Task directions: Omit all images, then return the remaining material exactly as it stands.

# # # # # # #

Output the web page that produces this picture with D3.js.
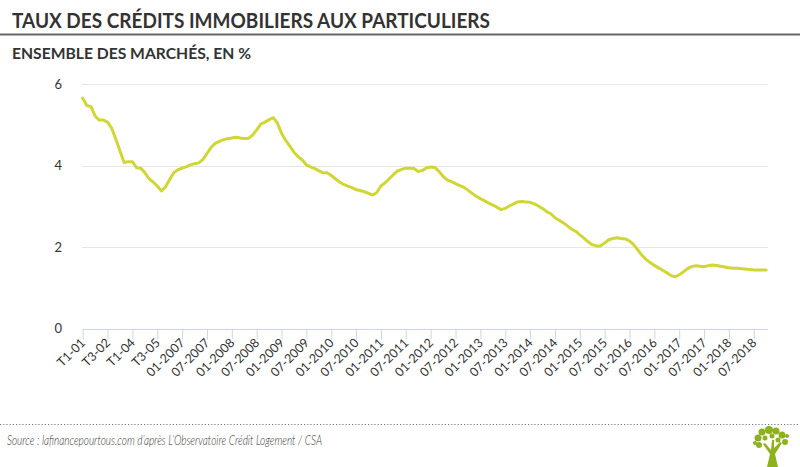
<!DOCTYPE html>
<html><head><meta charset="utf-8">
<script src="https://cdn.jsdelivr.net/npm/d3@7"></script>
<style>
body{margin:0;background:#fff;}
svg{display:block;font-family:Lato,"Open Sans",sans-serif;}
</style></head>
<body><svg id="c" width="800" height="467"></svg>
<script>
// ---- data ----
const tickLabels = ["T1-01","T3-02","T1-04","T3-05","01-2007","07-2007","01-2008","07-2008","01-2009","07-2009","01-2010","07-2010","01-2011","07-2011","01-2012","07-2012","01-2013","07-2013","01-2014","07-2014","01-2015","07-2015","01-2016","07-2016","01-2017","07-2017","01-2018","07-2018"];
// quarterly T1-2001 .. T4-2006
const ratesQuarterly = [5.66,5.48,5.45,5.22,5.12,5.12,5.07,4.92,4.65,4.36,4.08,4.10,4.10,3.95,3.94,3.83,3.68,3.60,3.50,3.38,3.48,3.66,3.83,3.90];
// monthly 01-2007 .. 10-2018
const ratesMonthly = [3.94,3.97,4.02,4.05,4.07,4.15,4.30,4.45,4.55,4.60,4.64,4.66,
4.68,4.70,4.68,4.67,4.67,4.75,4.88,5.02,5.07,5.13,5.18,5.05,
4.80,4.62,4.48,4.33,4.22,4.14,4.02,3.97,3.93,3.88,3.82,3.83,
3.76,3.68,3.60,3.54,3.50,3.46,3.41,3.39,3.36,3.32,3.28,3.34,
3.50,3.58,3.68,3.78,3.87,3.91,3.94,3.94,3.93,3.86,3.88,3.95,
3.97,3.96,3.86,3.74,3.65,3.61,3.56,3.51,3.47,3.40,3.32,3.25,
3.19,3.14,3.08,3.03,2.98,2.92,2.95,3.01,3.06,3.11,3.12,3.11,
3.10,3.06,3.01,2.95,2.87,2.82,2.72,2.66,2.60,2.52,2.44,2.39,
2.30,2.22,2.13,2.06,2.03,2.03,2.10,2.18,2.21,2.23,2.21,2.20,
2.15,2.06,1.93,1.80,1.70,1.62,1.55,1.49,1.43,1.37,1.30,1.27,
1.32,1.39,1.47,1.52,1.54,1.53,1.52,1.54,1.56,1.55,1.53,1.51,
1.49,1.48,1.48,1.47,1.46,1.45,1.44,1.44,1.44,1.44];
const yTicks = [0,2,4,6];
const title = "TAUX DES CRÉDITS IMMOBILIERS AUX PARTICULIERS";
const subtitle = "ENSEMBLE DES MARCHÉS, EN %";
const source = "Source : lafinancepourtous.com d’après L’Observatoire Crédit Logement / CSA";

const rates = ratesQuarterly.concat(ratesMonthly);
const tickStep = 6;

// ---- chart ----
const svg = d3.select("#c");
const x = d3.scaleLinear().domain([0, rates.length - 1]).range([82.7, 766.2]);
const y = d3.scaleLinear().domain([0, 6]).range([328.5, 84.3]);

// title
svg.append("text").attr("x", 12).attr("y", 28).text(title)
  .attr("font-size", 21).attr("font-weight", 700).attr("fill", "#333")
  .attr("textLength", 478).attr("lengthAdjust", "spacingAndGlyphs");
svg.append("line").attr("x1", 0).attr("x2", 800).attr("y1", 34.5).attr("y2", 34.5)
  .attr("stroke", "#666").attr("stroke-width", 2);
svg.append("text").attr("x", 12).attr("y", 59).text(subtitle)
  .attr("font-size", 16).attr("font-weight", 700).attr("fill", "#333")
  .attr("textLength", 239).attr("lengthAdjust", "spacingAndGlyphs");

// grid
svg.append("g").selectAll("line").data(yTicks.filter(d => d > 0)).join("line")
  .attr("x1", 82).attr("x2", 768).attr("y1", d => Math.round(y(d)) + 0.5).attr("y2", d => Math.round(y(d)) + 0.5)
  .attr("stroke", "#e6e6e6");
svg.append("g").selectAll("text").data(yTicks).join("text")
  .attr("x", 62).attr("y", d => y(d) + 4.5).attr("text-anchor", "end")
  .attr("font-size", 13).attr("fill", "#333").text(d => d);

// x axis
const tickIdx = tickLabels.map((_, i) => i * tickStep);
const xAxis = d3.axisBottom(x).tickValues(tickIdx).tickSize(10).tickFormat((d, i) => tickLabels[i]);
const gx = svg.append("g").attr("transform", "translate(0,329.5)").call(xAxis);
gx.select(".domain").attr("d", "M82,0H768").attr("stroke", "#ccd6eb");
gx.selectAll(".tick line").attr("stroke", "#ccd6eb");
gx.selectAll(".tick text")
  .attr("font-family", "Lato,'Open Sans',sans-serif").attr("font-size", 12.5).attr("fill", "#333")
  .attr("text-anchor", "end").attr("dy", null).attr("y", null)
  .attr("transform", "translate(3,14) rotate(-45)");

// line
svg.append("path").datum(rates)
  .attr("d", d3.line().x((d, i) => x(i)).y(d => y(d)).curve(d3.curveLinear))
  .attr("fill", "none").attr("stroke", "#d0d634").attr("stroke-width", 3)
  .attr("stroke-linejoin", "round").attr("stroke-linecap", "round");

// footer
svg.append("line").attr("x1", 0).attr("x2", 800).attr("y1", 424.5).attr("y2", 424.5)
  .attr("stroke", "#777").attr("stroke-width", 1.2).attr("stroke-dasharray", "1.2,2");
svg.append("text").attr("x", 7).attr("y", 445).text(source)
  .attr("font-size", 13.5).attr("font-style", "italic").attr("font-weight", 300).attr("fill", "#333")
  .attr("textLength", 315).attr("lengthAdjust", "spacingAndGlyphs");

// logo tree
const logo = svg.append("g").attr("transform", "translate(772,448)").attr("fill", "#8db21e");
logo.append("path").attr("d", "M-5,19 L-2,6 L-9,-4 L-7,-5 L-1,2 L0,-8 L2,-8 L2,0 L8,-6 L10,-5 L3,6 L6,19 Z");
[[-14,-10,3.5],[-10,-16,3.5],[-3,-18,4],[4,-17,3.5],[10,-13,3.5],[13,-6,3],[-13,-3,3],[-17,-5,2],[6,-8,2.5],[-7,-10,2.5],[0,-12,2.5],[15,-12,2]].forEach(c =>
  logo.append("circle").attr("cx", c[0]).attr("cy", c[1]).attr("r", c[2]));
</script></body></html>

# # # # # # #

Full solution:
Output the web page that produces this picture with D3.js.
<!DOCTYPE html>
<html><head><meta charset="utf-8">
<script src="https://cdn.jsdelivr.net/npm/d3@7"></script>
<style>
body{margin:0;background:#fff;}
svg{display:block;font-family:Lato,"Open Sans",sans-serif;}
</style></head>
<body><svg id="c" width="800" height="467"></svg>
<script>
// ---- data ----
const tickLabels = ["T1-01","T3-02","T1-04","T3-05","01-2007","07-2007","01-2008","07-2008","01-2009","07-2009","01-2010","07-2010","01-2011","07-2011","01-2012","07-2012","01-2013","07-2013","01-2014","07-2014","01-2015","07-2015","01-2016","07-2016","01-2017","07-2017","01-2018","07-2018"];
// quarterly T1-2001 .. T4-2006
const ratesQuarterly = [5.66,5.48,5.45,5.22,5.12,5.12,5.07,4.92,4.65,4.36,4.08,4.10,4.10,3.95,3.94,3.83,3.68,3.60,3.50,3.38,3.48,3.66,3.83,3.90];
// monthly 01-2007 .. 10-2018
const ratesMonthly = [3.94,3.97,4.02,4.05,4.07,4.15,4.30,4.45,4.55,4.60,4.64,4.66,
4.68,4.70,4.68,4.67,4.67,4.75,4.88,5.02,5.07,5.13,5.18,5.05,
4.80,4.62,4.48,4.33,4.22,4.14,4.02,3.97,3.93,3.88,3.82,3.83,
3.76,3.68,3.60,3.54,3.50,3.46,3.41,3.39,3.36,3.32,3.28,3.34,
3.50,3.58,3.68,3.78,3.87,3.91,3.94,3.94,3.93,3.86,3.88,3.95,
3.97,3.96,3.86,3.74,3.65,3.61,3.56,3.51,3.47,3.40,3.32,3.25,
3.19,3.14,3.08,3.03,2.98,2.92,2.95,3.01,3.06,3.11,3.12,3.11,
3.10,3.06,3.01,2.95,2.87,2.82,2.72,2.66,2.60,2.52,2.44,2.39,
2.30,2.22,2.13,2.06,2.03,2.03,2.10,2.18,2.21,2.23,2.21,2.20,
2.15,2.06,1.93,1.80,1.70,1.62,1.55,1.49,1.43,1.37,1.30,1.27,
1.32,1.39,1.47,1.52,1.54,1.53,1.52,1.54,1.56,1.55,1.53,1.51,
1.49,1.48,1.48,1.47,1.46,1.45,1.44,1.44,1.44,1.44];
const yTicks = [0,2,4,6];
const title = "TAUX DES CRÉDITS IMMOBILIERS AUX PARTICULIERS";
const subtitle = "ENSEMBLE DES MARCHÉS, EN %";
const source = "Source : lafinancepourtous.com d’après L’Observatoire Crédit Logement / CSA";

const rates = ratesQuarterly.concat(ratesMonthly);
const tickStep = 6;

// ---- chart ----
const svg = d3.select("#c");
const x = d3.scaleLinear().domain([0, rates.length - 1]).range([82.7, 766.2]);
const y = d3.scaleLinear().domain([0, 6]).range([328.5, 84.3]);

// title
svg.append("text").attr("x", 12).attr("y", 28).text(title)
  .attr("font-size", 21).attr("font-weight", 700).attr("fill", "#333")
  .attr("textLength", 478).attr("lengthAdjust", "spacingAndGlyphs");
svg.append("line").attr("x1", 0).attr("x2", 800).attr("y1", 34.5).attr("y2", 34.5)
  .attr("stroke", "#666").attr("stroke-width", 2);
svg.append("text").attr("x", 12).attr("y", 59).text(subtitle)
  .attr("font-size", 16).attr("font-weight", 700).attr("fill", "#333")
  .attr("textLength", 239).attr("lengthAdjust", "spacingAndGlyphs");

// grid
svg.append("g").selectAll("line").data(yTicks.filter(d => d > 0)).join("line")
  .attr("x1", 82).attr("x2", 768).attr("y1", d => Math.round(y(d)) + 0.5).attr("y2", d => Math.round(y(d)) + 0.5)
  .attr("stroke", "#e6e6e6");
svg.append("g").selectAll("text").data(yTicks).join("text")
  .attr("x", 62).attr("y", d => y(d) + 4.5).attr("text-anchor", "end")
  .attr("font-size", 13).attr("fill", "#333").text(d => d);

// x axis
const tickIdx = tickLabels.map((_, i) => i * tickStep);
const xAxis = d3.axisBottom(x).tickValues(tickIdx).tickSize(10).tickFormat((d, i) => tickLabels[i]);
const gx = svg.append("g").attr("transform", "translate(0,329.5)").call(xAxis);
gx.select(".domain").attr("d", "M82,0H768").attr("stroke", "#ccd6eb");
gx.selectAll(".tick line").attr("stroke", "#ccd6eb");
gx.selectAll(".tick text")
  .attr("font-family", "Lato,'Open Sans',sans-serif").attr("font-size", 12.5).attr("fill", "#333")
  .attr("text-anchor", "end").attr("dy", null).attr("y", null)
  .attr("transform", "translate(3,14) rotate(-45)");

// line
svg.append("path").datum(rates)
  .attr("d", d3.line().x((d, i) => x(i)).y(d => y(d)).curve(d3.curveLinear))
  .attr("fill", "none").attr("stroke", "#d0d634").attr("stroke-width", 3)
  .attr("stroke-linejoin", "round").attr("stroke-linecap", "round");

// footer
svg.append("line").attr("x1", 0).attr("x2", 800).attr("y1", 424.5).attr("y2", 424.5)
  .attr("stroke", "#777").attr("stroke-width", 1.2).attr("stroke-dasharray", "1.2,2");
svg.append("text").attr("x", 7).attr("y", 445).text(source)
  .attr("font-size", 13.5).attr("font-style", "italic").attr("font-weight", 300).attr("fill", "#333")
  .attr("textLength", 315).attr("lengthAdjust", "spacingAndGlyphs");

// logo tree
const logo = svg.append("g").attr("transform", "translate(772,448)").attr("fill", "#8db21e");
logo.append("path").attr("d", "M-5,19 L-2,6 L-9,-4 L-7,-5 L-1,2 L0,-8 L2,-8 L2,0 L8,-6 L10,-5 L3,6 L6,19 Z");
[[-14,-10,3.5],[-10,-16,3.5],[-3,-18,4],[4,-17,3.5],[10,-13,3.5],[13,-6,3],[-13,-3,3],[-17,-5,2],[6,-8,2.5],[-7,-10,2.5],[0,-12,2.5],[15,-12,2]].forEach(c =>
  logo.append("circle").attr("cx", c[0]).attr("cy", c[1]).attr("r", c[2]));
</script></body></html>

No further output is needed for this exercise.